How in the world is history going to judge this shameful exhibition of weakness, of appeasement? The two leaders met today in Helsinki behind closed doors. They faced the international media and then we all heard back here at home our commander in chief give tragically short shrift to this attack on our system of government.

I won’t go as far as former CIA Director John Brennan, who declared Trump’s performance an act of “treason.” I am, however, inching closer to that conclusion.

We have just witnessed a disgraceful display of weakness by the leader of the world’s strongest nation.

Move over, Prime Minister Chamberlain. You’ve got company in the diplomatic hall of shame.

Yes, Mr. POTUS, however …

Donald J. Trump said the following in advance of his meeting today with Vladimir Putin: “I think we will end up having an extraordinary relationship. I really think the world wants to see us get along.”

Great, Mr. President. I happen to agree with the notion that the “world wants to see us get along.”

But first things first.

Donald Trump needs to clear the air, lay down the law, get down to brass tacks … pick your throw-away phrase.

The president needs at the outset to deal forthrightly and in the strongest terms possible with the notion that Russian meddling in our electoral process is a total non-starter. He cannot continue to pass the Russian attack on our system of government off as somehow routine. He cannot say that “everyone does it,” and that the Russians are no worse than any other great power that seeks to do the same thing.

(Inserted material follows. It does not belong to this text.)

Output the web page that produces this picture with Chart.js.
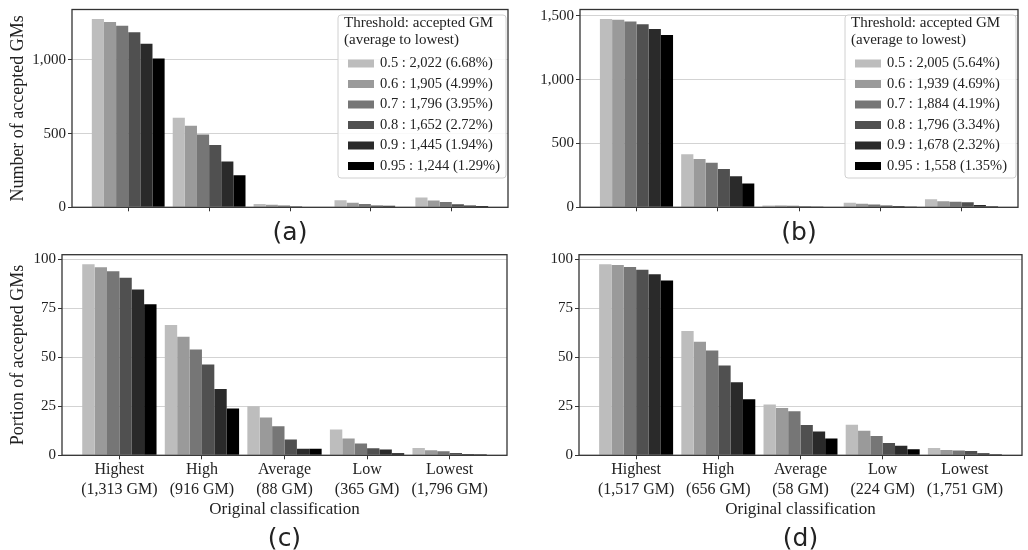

The two men are meeting at this moment. Whatever they said to each other behind closed doors remains a mystery.

I want to have faith that the president of the United States would give the president of Russia the trashing he deserves for doing what he did in 2016.

I am saddened at the lack of such faith that Donald Trump will do the right thing on behalf of the electoral system he took an oath to protect and defend.

Only then could the nations “get along.”